Day three kicks off at 10:00 with a session called “What’s next? The future of fresh produce in Southern Africa.” It delves into the current crisis and the strain the global pandemic has brought to our shores. Looking into the future beyond the virus, a panel of experts will
explore industry predictions and help producers pivot business strategy in the long term. The panel includes, among others, prof. Phillipe Burger, vice dean at the University of the Free State’s faculty of economics and management sciences, the Bureau for Food and Agricultural Policy’s prof. Ferdi Meyer and chief economist at the National Agricultural Marketing Council, Dr Sifiso Ntombela.
The proceedings of the day conclude with an hour-long discussion starting at 11:30 titled “Stay ahead of the curve – the latest consumer and retail trends.” Speakers include Shereen Tromp, senior consultant at Euromonitor International and Sarina de Beer, managing director for Ask Africa. The powerhouse duo will look into developments that enable producers to “stay ahead of the curve” and explore the latest trends in the industry.
Meet a senior lecturer in plant breeding
Want to learn the art and science of manipulating heritability in plants for human benefit? Well, why not consider a career as plant breeder. In today’s AgriSETA Learner Connect we speak to Dr Adre Minnar-Ontong, senior lecturer in plant breeding at the University of the Free State.
AgriSETA Learner Connect is proudly brought to you by Food For Mzansi and transmitted on 19 different community radio stations throughout the country.
In today’s delivery, Minaar-Ontong explains that the career is quite the adventure and merges the best of two worlds by combining engineering and securing food security in the country.
In its simplest definition a plant breeder crosses two plants to produce an offspring that shares the best characteristics of the two parent plants. Throughout history the field has helped farmers solve complex challenges while also appeasing the appetites of consumers.
Missed the previous episode of the AgriSETA Learner Connect podcast? Listen here.
Small-scale producers receive bull power
The bull distribution project championed by the Western Cape department of agriculture is in full swing.
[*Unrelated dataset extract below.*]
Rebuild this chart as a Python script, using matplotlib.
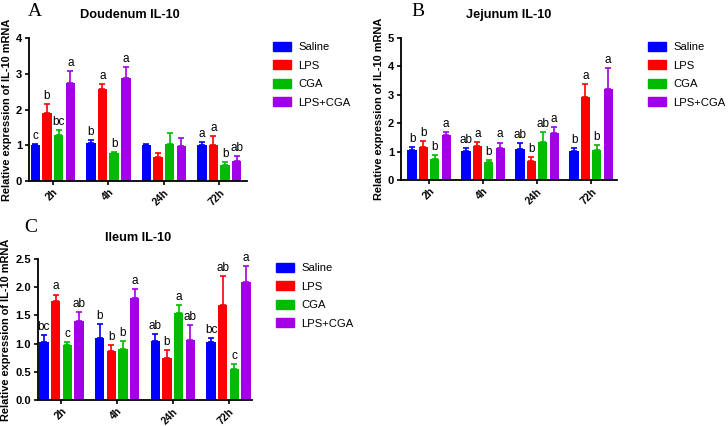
import matplotlib
matplotlib.use("Agg")
import matplotlib.pyplot as plt
from matplotlib.patches import Patch
import numpy as np

plt.rcParams['font.family'] = ['Liberation Sans', 'DejaVu Sans']

times = ["2h", "4h", "24h", "72h"]
groups = ["Saline", "LPS", "CGA", "LPS+CGA"]
colors = ["#0000ff", "#ff0000", "#00bb00", "#a100e6"]

# Doudenum: rows = groups, cols = times
duo_vals = [[1.02, 1.05, 1.02, 1.02],
            [1.90, 2.57, 0.66, 1.02],
            [1.28, 0.77, 1.03, 0.45],
            [2.75, 2.88, 0.98, 0.57]]
duo_err = [[0.02, 0.10, 0.02, 0.07],
           [0.24, 0.15, 0.12, 0.24],
           [0.15, 0.05, 0.30, 0.07],
           [0.32, 0.30, 0.23, 0.14]]
duo_let = [["c", "b", "", "a"],
           ["b", "a", "", "a"],
           ["bc", "b", "", "b"],
           ["a", "a", "", "ab"]]

jej_vals = [[1.05, 1.03, 1.10, 1.03],
            [1.15, 1.20, 0.68, 2.92],
            [0.75, 0.63, 1.33, 1.07],
            [1.60, 1.12, 1.65, 3.22]]
jej_err = [[0.12, 0.08, 0.20, 0.08],
           [0.21, 0.15, 0.13, 0.46],
           [0.12, 0.08, 0.37, 0.15],
           [0.08, 0.20, 0.20, 0.72]]
jej_let = [["b", "ab", "ab", "b"],
           ["b", "a", "b", "a"],
           ["b", "b", "ab", "b"],
           ["a", "a", "a", "a"]]

ile_vals = [[1.03, 1.10, 1.04, 1.02],
            [1.75, 0.86, 0.75, 1.68],
            [0.97, 0.91, 1.55, 0.55],
            [1.40, 1.81, 1.07, 2.09]]
ile_err = [[0.12, 0.24, 0.13, 0.08],
           [0.12, 0.12, 0.14, 0.52],
           [0.05, 0.13, 0.13, 0.08],
           [0.16, 0.15, 0.26, 0.28]]
ile_let = [["bc", "b", "ab", "bc"],
           ["a", "b", "b", "ab"],
           ["c", "b", "a", "c"],
           ["ab", "a", "ab", "a"]]

W, H = 728, 426
fig = plt.figure(figsize=(W / 100, H / 100), dpi=100)


def px_axes(l, t, r, b):
    return fig.add_axes([l / W, 1 - b / H, (r - l) / W, (b - t) / H])


def panel(ax, vals, errs, lets, ymax, yticks, yticklabels, xlim, title, tpos, letter, lpos, legpos):
    x = np.arange(len(times))
    step = 0.21
    bw = 0.17
    for i, g in enumerate(groups):
        xs = x + (i - 1.5) * step
        v = np.array(vals[i])
        e = np.array(errs[i])
        ax.bar(xs, v, width=bw, color=colors[i], edgecolor=colors[i], linewidth=0, zorder=2)
        ax.errorbar(xs, v, yerr=[np.zeros_like(e), e], fmt='none', ecolor=colors[i],
                    elinewidth=1.2, capsize=2.2, capthick=1.2, zorder=1)
        for xi, vi, ei, li in zip(xs, v, e, lets[i]):
            if li:
                ax.annotate(li, (xi, vi + ei), xytext=(0, 1.5), textcoords='offset points',
                            ha='center', va='bottom', fontsize=8.5)
    ax.set_xlim(*xlim)
    ax.set_ylim(0, ymax)
    ax.set_yticks(yticks)
    ax.set_yticklabels(yticklabels, fontsize=8, fontweight='bold')
    ax.set_xticks(x)
    ax.set_xticklabels(times, rotation=45, ha='right', rotation_mode='anchor',
                       fontsize=7.5, fontweight='bold')
    for s in ['top', 'right']:
        ax.spines[s].set_visible(False)
    for s in ['left', 'bottom']:
        ax.spines[s].set_linewidth(1.3)
    ax.tick_params(axis='both', direction='out', length=3, width=1.2, pad=2)
    ax.tick_params(axis='x', pad=1.5)
    ax.set_ylabel("Relative expression of IL-10 mRNA", fontsize=7.9, fontweight='bold', labelpad=3)
    fig.text(tpos[0] / W, 1 - tpos[1] / H, title, ha='center', va='center',
             fontsize=9.2, fontweight='bold')
    fig.text(lpos[0] / W, 1 - lpos[1] / H, letter, ha='left', va='center',
             fontsize=14, family='Liberation Serif')
    handles = [Patch(facecolor=c, edgecolor=c) for c in colors]
    fig.legend(handles, groups, loc='upper left',
               bbox_to_anchor=(legpos[0] / W, 1 - legpos[1] / H),
               frameon=False, fontsize=8.1, handlelength=1.6, handleheight=0.85,
               handletextpad=0.65, labelspacing=0.72, borderpad=0, borderaxespad=0)


axA = px_axes(29, 38, 247, 181)
panel(axA, duo_vals, duo_err, duo_let, 4, [0, 1, 2, 3, 4], ["0", "1", "2", "3", "4"],
      (-0.43, 3.5), "Doudenum IL-10", (130, 15), "A", (28, 11), (273, 42))

axB = px_axes(401, 38, 617, 180)
panel(axB, jej_vals, jej_err, jej_let, 5, [0, 1, 2, 3, 4, 5], ["0", "1", "2", "3", "4", "5"],
      (-0.52, 3.48), "Jejunum IL-10", (509, 15), "B", (411, 11), (648, 42))

axC = px_axes(38, 259, 252, 400)
panel(axC, ile_vals, ile_err, ile_let, 2.5, [0, 0.5, 1.0, 1.5, 2.0, 2.5],
      ["0.0", "0.5", "1.0", "1.5", "2.0", "2.5"],
      (-0.42, 3.42), "Ileum IL-10", (138, 238), "C", (24, 228), (276, 263))

fig.savefig("out.png", dpi=100)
This after minister Dr Ivan Meyer yesterday handed over registered bulls to seven small-scale producers in the province.
The initiative was established in 2016 in collaboration with the farmer support and development and veterinary services programmes and aims to distribute bulls with good genetic material to future commercial farmers in the province.
To date 41 bulls have been distributed to 26 small scale farmers in the Overberg, Eden, West Coast and Swartland Districts. This number will increase to 66 by the end of 2020.
Speaking at the event, Meyer highlighted that the project brings together three of his key priorities, namely market access, research and farmer support and development.
He said the Western Cape currently produces approximately 14% of the national beef output. “The intention is to increase the participation of small-scale beef producers in the beef market in the Western Cape and ultimately on a national scale.”
While the contribution by small-scale producers is relatively small, Meyer said making top breed genetics available to small-scale farmers can increase the volume and quality of the beef they produce, which will enable easier and greater access to the market.
Dr Mogale Sebopetse, head of the the Western Cape department of agriculture, committed the department to continuous support of small-scale farmers in the province through advisory and veterinary support services.